Pull each line holding the word "chart" from the data.

DATA EXTRACT:
+-------+

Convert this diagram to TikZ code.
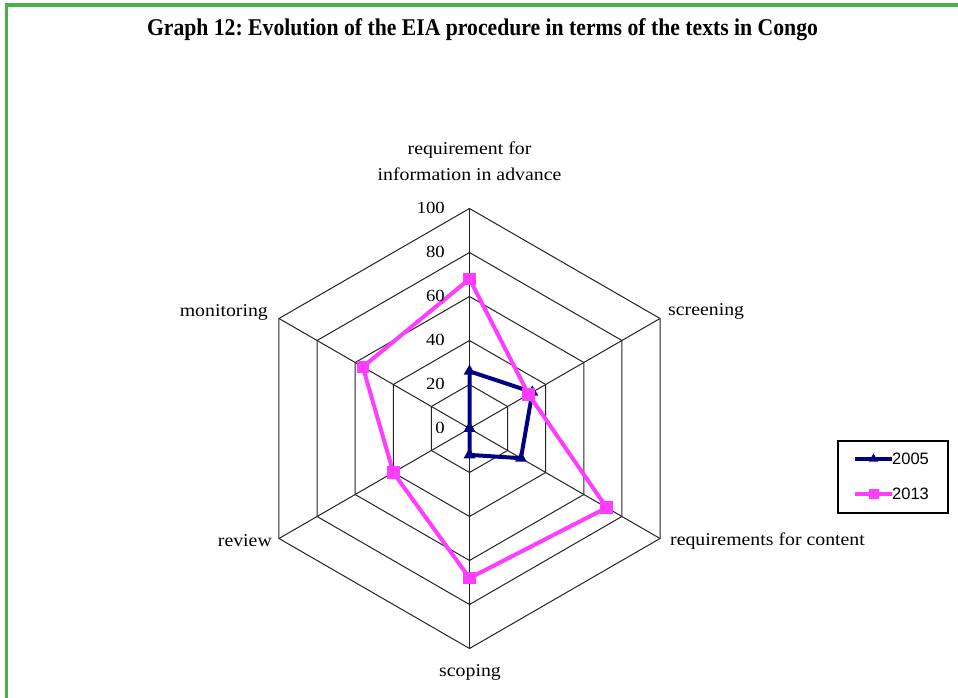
\documentclass[tikz,border=0pt]{standalone}
\usepackage{fontspec}
\usepackage{graphicx}
\setmainfont{Liberation Serif}
\newfontfamily\legendfont{Liberation Sans}
\usetikzlibrary{shapes.geometric,calc}
\frenchspacing

\definecolor{framegreen}{RGB}{72,178,72}
\definecolor{gridgray}{RGB}{35,35,35}
\definecolor{navyline}{RGB}{0,0,128}
\definecolor{pinkline}{RGB}{255,60,255}

% labels of the chart are set slightly wider than the font's natural width
\newcommand{\wide}[1]{\scalebox{1.1}[1]{#1}}

\begin{document}
\begin{tikzpicture}[x=1pt,y=1pt,
  gridline/.style={draw=gridgray, line width=1pt},
  axislabel/.style={font=\fontsize{18}{22}\selectfont, inner sep=0pt},
  ticklabel/.style={font=\fontsize{17}{20}\selectfont, inner sep=0pt, anchor=east},
  series05/.style={draw=navyline, line width=4pt, line join=round},
  series13/.style={draw=pinkline, line width=4pt, line join=round},
  tri05/.style={regular polygon, regular polygon sides=3, fill=navyline,
                minimum size=13.5pt, inner sep=0pt},
  sq13/.style={rectangle, fill=pinkline, minimum size=12.5pt, inner sep=0pt},
  legendtext/.style={font=\legendfont\fontsize{16.5}{18}\selectfont, inner sep=0pt, anchor=west}
]
\useasboundingbox (0,0) rectangle (958,698);

% green frame (only its top and left edges fall inside the page)
\begin{scope}
  \clip (0,0) rectangle (958,698);
  \draw[framegreen, line width=3.4pt] (6.5,-40) rectangle (1000,693);
\end{scope}

% title, condensed to its line width
\node[inner sep=0pt, font=\bfseries\fontsize{24}{26}\selectfont] (title) at (482.5,668)
  {\resizebox{671pt}{\height}{Graph 12: Evolution of the EIA procedure in terms of the texts in Congo}};

% radar chart, 2.2pt per unit, centred on (469.5,269.5)
\def\sc{2.2}
\begin{scope}[shift={(469.5,269.5)}]
  % rings
  \foreach \v in {20,40,60,80,100}
    \draw[gridline] (90:{\v*\sc}) -- (30:{\v*\sc}) -- (-30:{\v*\sc}) -- (-90:{\v*\sc})
      -- (-150:{\v*\sc}) -- (150:{\v*\sc}) -- cycle;
  % spokes
  \coordinate (ctr) at (0,0);
  \foreach \name/\ang in {info/90, scr/30, cont/-30, scop/-90, rev/-150, mon/150} {
    \coordinate (v-\name) at (\ang:{100*\sc});
    \draw[gridline] (ctr) -- (v-\name);
  }
  % data points
  \foreach \name/\ang/\a/\b in {info/90/26/68, scr/30/33/31, cont/-30/27/72,
                                scop/-90/12/68, rev/-150/0/40, mon/150/0/56} {
    \coordinate (a-\name) at (\ang:{\a*\sc});
    \coordinate (b-\name) at (\ang:{\b*\sc});
  }
\end{scope}

% series 2005
\draw[series05] (a-info) -- (a-scr) -- (a-cont) -- (a-scop) -- (a-rev) -- (a-mon) -- cycle;
\foreach \name in {info,scr,cont,scop,rev,mon}
  \node[tri05] (m05-\name) at (a-\name) {};

% series 2013
\draw[series13] (b-info) -- (b-scr) -- (b-cont) -- (b-scop) -- (b-rev) -- (b-mon) -- cycle;
\foreach \name in {info,scr,cont,scop,rev,mon}
  \node[sq13] (m13-\name) at (b-\name) {};

% scale labels
\foreach \v in {0,20,40,60,80,100}
  \node[ticklabel] (t\v) at (445,{269.5+\v*\sc+1}) {\wide{\v}};

% axis labels
\node[axislabel, anchor=base] (lab-info1) at (469.5,543) {\wide{requirement for}};
\node[axislabel, anchor=base] (lab-info2) at (469.5,517.5) {\wide{information in advance}};
\node[axislabel, anchor=base west] (lab-scr) at (668,382) {\wide{screening}};
\node[axislabel, anchor=base west] (lab-cont) at (670,152) {\wide{requirements for content}};
\node[axislabel, anchor=base] (lab-scop) at (470,21) {\wide{scoping}};
\node[axislabel, anchor=base east] (lab-rev) at (272,151.5) {\wide{review}};
\node[axislabel, anchor=base east] (lab-mon) at (268,381.5) {\wide{monitoring}};

% legend
\node[draw=black, line width=1.3pt, minimum width=110pt, minimum height=72pt,
      inner sep=0pt] (legend) at (893,221) {};
\coordinate (l05a) at (855,239);
\coordinate (l05b) at (892,239);
\coordinate (l13a) at (855,204);
\coordinate (l13b) at (892,204);
\draw[series05, line width=3.5pt] (l05a) -- (l05b);
\node[tri05, minimum size=11pt] (lm05) at ($(l05a)!0.5!(l05b)$) {};
\draw[series13, line width=3.5pt] (l13a) -- (l13b);
\node[sq13, minimum size=10pt] (lm13) at ($(l13a)!0.5!(l13b)$) {};
\node[legendtext] (lt05) at (892,239) {2005};
\node[legendtext] (lt13) at (892,204) {2013};
\end{tikzpicture}
\end{document}
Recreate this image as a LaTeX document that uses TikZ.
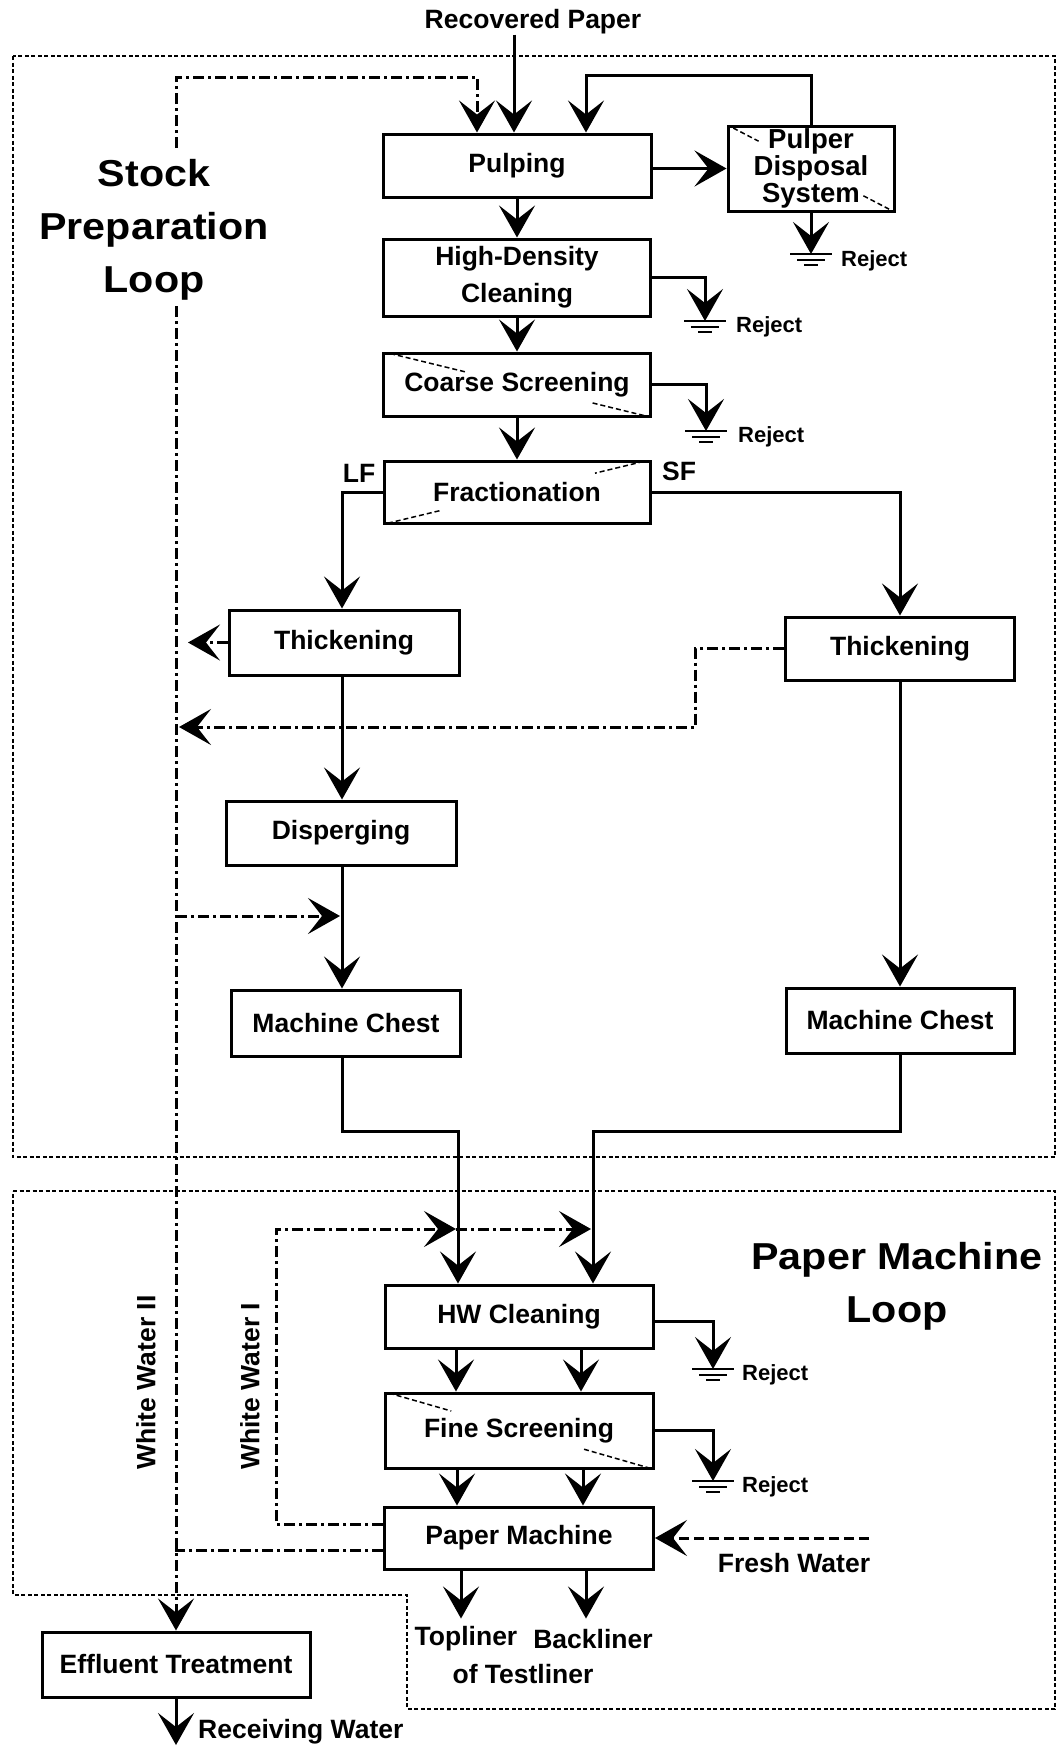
\documentclass[tikz,border=0pt]{standalone}
\usepackage{fontspec}
\setmainfont{Liberation Sans}
\newfontfamily\titlefont[FakeStretch=1.1]{Liberation Sans}
\usetikzlibrary{arrows.meta,calc}
\begin{document}
\begin{tikzpicture}[x=1pt,y=-1pt,
  box/.style={draw, line width=3pt, inner sep=0pt, align=center, font=\bfseries\fontsize{26.5}{29}\selectfont},
  lbl/.style={inner sep=0pt, align=center, font=\bfseries\fontsize{26.5}{29}\selectfont},
  ttl/.style={inner sep=0pt, align=center, font=\titlefont\bfseries\fontsize{37.5}{53}\selectfont},
  rej/.style={inner sep=0pt, anchor=west, font=\bfseries\fontsize{22}{24}\selectfont},
  arr/.style={line width=3pt, -{Stealth[length=32pt,width=36pt,inset=14pt]}},
  dd/.style={line width=3pt, dash pattern=on 11pt off 4pt on 3pt off 4pt},
  fresh/.style={line width=3pt, dash pattern=on 10pt off 5pt},
  loopbox/.style={line width=2.2pt, dash pattern=on 4pt off 2.5pt},
  diag/.style={line width=1.5pt, dash pattern=on 5pt off 3pt},
  gnd/.pic={\draw[line width=2pt] (-21,0) -- (21,0) (-14,5.5) -- (14,5.5) (-7,11) -- (7,11);}
]
\useasboundingbox (0,0) rectangle (1059,1746);

% loop frames
\draw[loopbox] (13,56) rectangle (1055,1157);
\draw[loopbox] (13,1191) -- (1055,1191) -- (1055,1709) -- (407,1709) -- (407,1595) -- (13,1595) -- cycle;

% titles
\node[ttl] (tStock) at (154,230) {Stock\\Preparation\\Loop};
\node[ttl] (tPM) at (897,1286) {Paper Machine\\Loop};

% boxes
\node[box, minimum width=268pt, minimum height=63pt] (pulp) at (517,165.5) {Pulping};
\node[box, minimum width=166pt, minimum height=85pt, font=\bfseries\fontsize{27.5}{27}\selectfont] (pds) at (811,168.5) {Pulper\\Disposal\\System};
\node[box, minimum width=267pt, minimum height=77pt, font=\bfseries\fontsize{26.5}{37}\selectfont] (hdc) at (517,277.5) {High-Density\\Cleaning};
\node[box, minimum width=267pt, minimum height=63pt] (coarse) at (517,384.5) {Coarse Screening};
\node[box, minimum width=266pt, minimum height=62pt] (frac) at (517,492) {Fractionation};
\node[box, minimum width=230pt, minimum height=65pt] (thickL) at (344,642.5) {Thickening};
\node[box, minimum width=229pt, minimum height=63pt] (thickR) at (900,648.5) {Thickening};
\node[box, minimum width=230pt, minimum height=64pt] (disp) at (341,833) {Disperging};
\node[box, minimum width=229pt, minimum height=66pt] (mcL) at (346,1023) {Machine Chest};
\node[box, minimum width=228pt, minimum height=65pt] (mcR) at (900,1020.5) {Machine Chest};
\node[box, minimum width=268pt, minimum height=63pt] (hw) at (519,1316.5) {HW Cleaning};
\node[box, minimum width=268pt, minimum height=75pt] (fine) at (519,1430.5) {Fine Screening};
\node[box, minimum width=269pt, minimum height=62pt] (pm) at (519,1538) {Paper Machine};
\node[box, minimum width=268pt, minimum height=65pt] (eff) at (176,1664.5) {Effluent Treatment};

% diagonal dashed marks
\draw[diag] ($(pds.north west)!0.04!(pds.south east)$) -- ($(pds.north west)!0.19!(pds.south east)$);
\draw[diag] ($(pds.north west)!0.81!(pds.south east)$) -- ($(pds.north west)!0.97!(pds.south east)$);
\draw[diag] ($(coarse.north west)!0.03!(coarse.south east)$) -- ($(coarse.north west)!0.31!(coarse.south east)$);
\draw[diag] ($(coarse.north west)!0.78!(coarse.south east)$) -- ($(coarse.north west)!0.99!(coarse.south east)$);
\draw[diag] ($(frac.north east)!0.03!(frac.south west)$) -- ($(frac.north east)!0.21!(frac.south west)$);
\draw[diag] ($(frac.south west)!0.02!(frac.north east)$) -- ($(frac.south west)!0.22!(frac.north east)$);
\draw[diag] ($(fine.north west)!0.02!(fine.south east)$) -- ($(fine.north west)!0.25!(fine.south east)$);
\draw[diag] ($(fine.north west)!0.74!(fine.south east)$) -- ($(fine.north west)!0.99!(fine.south east)$);

% text labels
\node[lbl] (rp) at (533,22) {Recovered Paper};
\node[lbl] (lf) at (359,473) {LF};
\node[lbl] (sf) at (679,471) {SF};
\node[lbl, rotate=90, anchor=west] (ww2) at (146,1470) {White Water II};
\node[lbl, rotate=90, anchor=west] (ww1) at (250,1470) {White Water I};
\node[lbl] (fwt) at (794,1563) {Fresh Water};
\node[lbl] (top) at (466,1639) {Topliner};
\node[lbl] (back) at (593,1639) {Backliner};
\node[lbl] (oft) at (523,1674) {of Testliner};
\node[lbl, anchor=west] (recw) at (198,1732) {Receiving Water};

% coordinates
\coordinate (g1) at (811,254);
\coordinate (g2) at (705,321);
\coordinate (g3) at (706,431);
\coordinate (g4) at (713,1369);
\coordinate (g5) at (713,1481);
\coordinate (wwTop) at (176,148);
\coordinate (wwMid) at (176,306);
\coordinate (tL) at (188,642.5);
\coordinate (tR) at (179,727);
\coordinate (bD) at (176,916);
\coordinate (bDe) at (340,916);
\coordinate (ww1c) at (276,1229);
\coordinate (ww1a) at (456,1229);
\coordinate (ww1b) at (591,1229);
\coordinate (fw) at (869,1538);
\coordinate (rwEnd) at (176,1745);

% main solid flows
\draw[arr] ([xshift=-19pt]rp.south) -- ([xshift=-3pt]pulp.north);
\draw[arr] (pulp.east |- pds.west) -- (pds.west);
\draw[arr] (pds.north) -- ++(0,-49) -| ([xshift=69pt]pulp.north);
\draw[arr] (pulp.south) -- (hdc.north);
\draw[arr] (hdc.south) -- (coarse.north);
\draw[arr] (coarse.south) -- (frac.north);
\draw[arr] (frac.west) -| ([xshift=-2pt]thickL.north);
\draw[arr] (frac.east) -| (thickR.north);
\draw[arr] ([xshift=-2pt]thickL.south) -- ([xshift=1pt]disp.north);
\draw[arr] ([xshift=1pt]disp.south) -- ([xshift=-4pt]mcL.north);
\draw[arr] (thickR.south) -- (mcR.north);
\draw[arr] ([xshift=-4pt]mcL.south) -- ++(0,74) -| ([xshift=-61pt]hw.north);
\draw[arr] (mcR.south) -- ++(0,77) -| ([xshift=74pt]hw.north);
\draw[arr] ([xshift=-63pt]hw.south) -- ([xshift=-63pt]fine.north);
\draw[arr] ([xshift=62pt]hw.south) -- ([xshift=62pt]fine.north);
\draw[arr] ([xshift=-62pt]fine.south) -- ([xshift=-62pt]pm.north);
\draw[arr] ([xshift=64pt]fine.south) -- ([xshift=64pt]pm.north);
\draw[arr] ([xshift=-58pt]pm.south) -- ++(0,48);
\draw[arr] ([xshift=67pt]pm.south) -- ++(0,48);
\draw[arr] (eff.south) -- (rwEnd);

% rejects
\draw[arr] (pds.south) -- (g1);
\draw[arr] (hdc.east) -| (g2);
\draw[arr] (coarse.east) -| (g3);
\draw[arr] ([yshift=-5pt]hw.east) -| (g4);
\draw[arr] (fine.east) -| (g5);
\pic at (g1) {gnd};
\pic at (g2) {gnd};
\pic at (g3) {gnd};
\pic at (g4) {gnd};
\pic at (g5) {gnd};
\node[rej] (r1) at (841,261) {Reject};
\node[rej] (r2) at (736,327) {Reject};
\node[rej] (r3) at (738,437) {Reject};
\node[rej] (r4) at (742,1375) {Reject};
\node[rej] (r5) at (742,1487) {Reject};

% white water lines
\draw[dd,arr] (wwTop) |- ++(301,-71) -- ([xshift=-40pt]pulp.north);
\draw[dd,arr] (wwMid) -- (eff.north);
\draw[dd,arr] (thickL.west) -- (tL);
\draw[dd,arr] (thickR.west) -- ++(-89,0) |- (tR);
\draw[dd,arr] (bD) -- (bDe);
\draw[dd,arr] ([yshift=14pt]pm.west) -| (ww1c) -- (ww1a);
\draw[dd,arr] (ww1a) -- (ww1b);
\draw[dd] ([yshift=-12pt]pm.west) -- ++(-208,0);

% fresh water
\draw[fresh,arr] (fw) -- (pm.east);
\end{tikzpicture}
\end{document}
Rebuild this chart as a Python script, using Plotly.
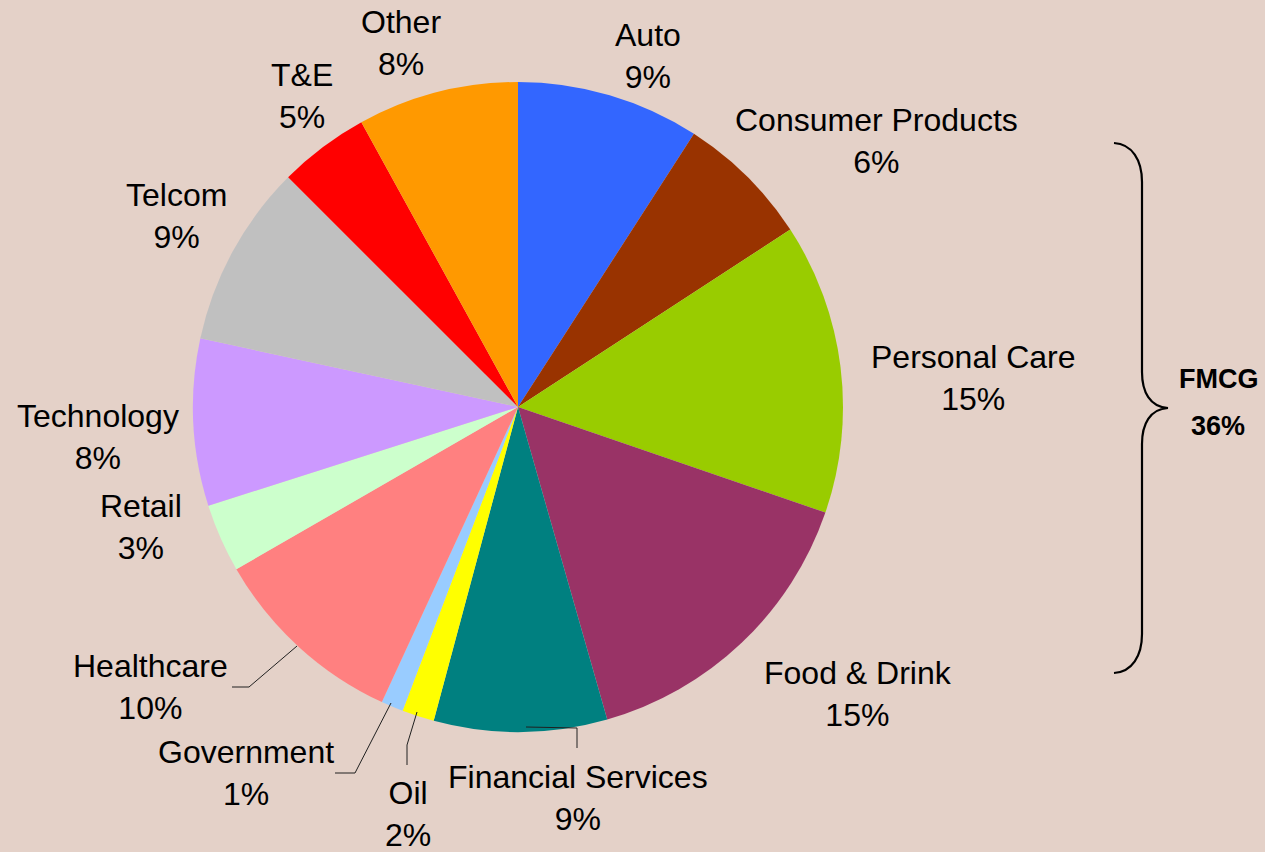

+-------+

TASK RESULT:
% labels of the chart are set slightly wider than the font's natural width
% radar chart, 2.2pt per unit, centred on (469.5,269.5)
Rebuild this chart as a Python script, using Plotly.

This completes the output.